Test the skin in motion before you call it finished. Walk, sprint, crouch, use third-person, and check bright and dark biomes. Snowy plains show different problems than caves or spruce forests. A skin that's clean in a neutral editor can get muddy fast once real lighting shows up.

I usually check three things:

  1. Does the face read clearly from a short distance?
  2. Do the outer layers add depth, or just visual clutter?
  3. Do the arms and legs still look balanced while moving?

If the answer to any of those is no, go back and trim detail. More pixels isn't the same as more style. Sometimes the fix is as boring as changing two shades on a sleeve. Boring fixes are still fixes.

If you're browsing ideas before making your own, spend a few minutes with the Browse All Minecraft Skins page. And if you just want to wander through different styles until something clicks, this Browse Minecraft Skins collection is a solid place to start.

So, what's the best minecraft skin maker this year?

The best minecraft skin maker in 2026 is the one that lets you edit quickly, handle outer layers properly, preview clearly, and export without friction. For most players, that means a lightweight browser editor. For artists who obsess over shading and tiny details, a stronger pixel-art app still wins.

But the tool isn't the whole story. Taste matters. Restraint matters. And a skin with a clear idea behind it'll beat a technically flashy mess almost every time.

Minecraft itself keeps moving, too. PCGamesN reported that Mojang has settled into regular drops rather than one giant annual overhaul, which means fresh themes, returning players, and more reasons for people to update how they look in-game. New world, new server season, new realm opening, suddenly everybody wants a new skin by Friday night.

So if you're picking a skin maker now, don't chase the loudest tool. Pick the one that helps you finish good work. That's rarer than it should be.
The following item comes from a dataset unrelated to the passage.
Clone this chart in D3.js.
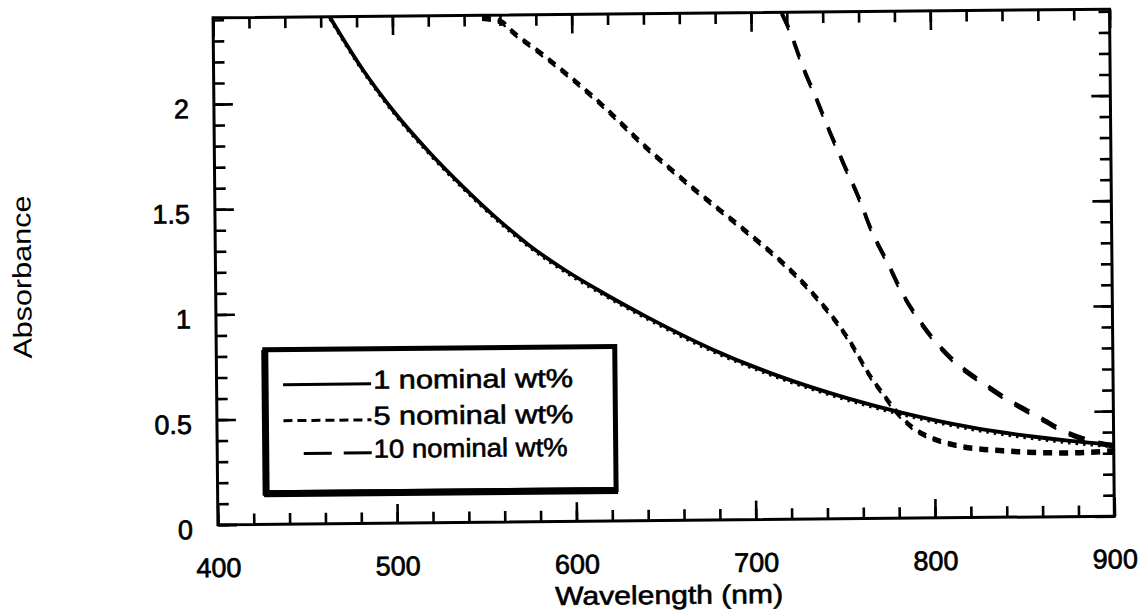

Frequently Asked Questions

What's the difference between a Minecraft skin maker and a skin editor?
In practice, they're almost the same thing. Most sites use both terms for tools that let you create, repaint, or tweak a player skin. A "maker" usually sounds more beginner-friendly, while "editor" can imply stronger manual control. The useful difference isn't the name, it's the feature set: live preview, layer support, slim or classic arm options, and clean PNG export.
Can I use the same custom skin on Java and Bedrock Edition?
Sometimes, but not always in the same way. Java Edition lets you upload a PNG skin directly through your account profile. Bedrock supports custom skins on some devices, but consoles can be more restrictive and often lean on built-in dressing room options. The skin file itself may still work visually, but the upload path depends on platform rules.
How do I make my Minecraft skin look more detailed without making it messy?
Use fewer colours than you think you need, then build detail with contrast and layer placement. A strong face, clear clothing shapes, and subtle highlights do more than random texture noise. Focus your darkest shades under sleeves, around folds, and at edges that need separation. If everything has equal detail, nothing stands out, and the skin starts to look muddy.
Are pre-made templates worth using in a skin maker?
They can help, especially for first-time creators who need a base body, hair guide, or outfit structure. The problem starts when you leave the template mostly untouched, because the result can feel generic fast. A better approach is to use templates for proportions and layer placement, then change colours, clothing shapes, and facial details enough to give the skin its own identity.
What file format does a Minecraft skin maker need to export?
Most modern skin tools should export a PNG file, usually in the standard 64x64 layout. Some older or niche skins may still use legacy formats, but PNG is the normal choice for both editing and uploads today. Before exporting, check whether your design is set to classic or slim arms, because that model choice can affect how the skin looks in-game.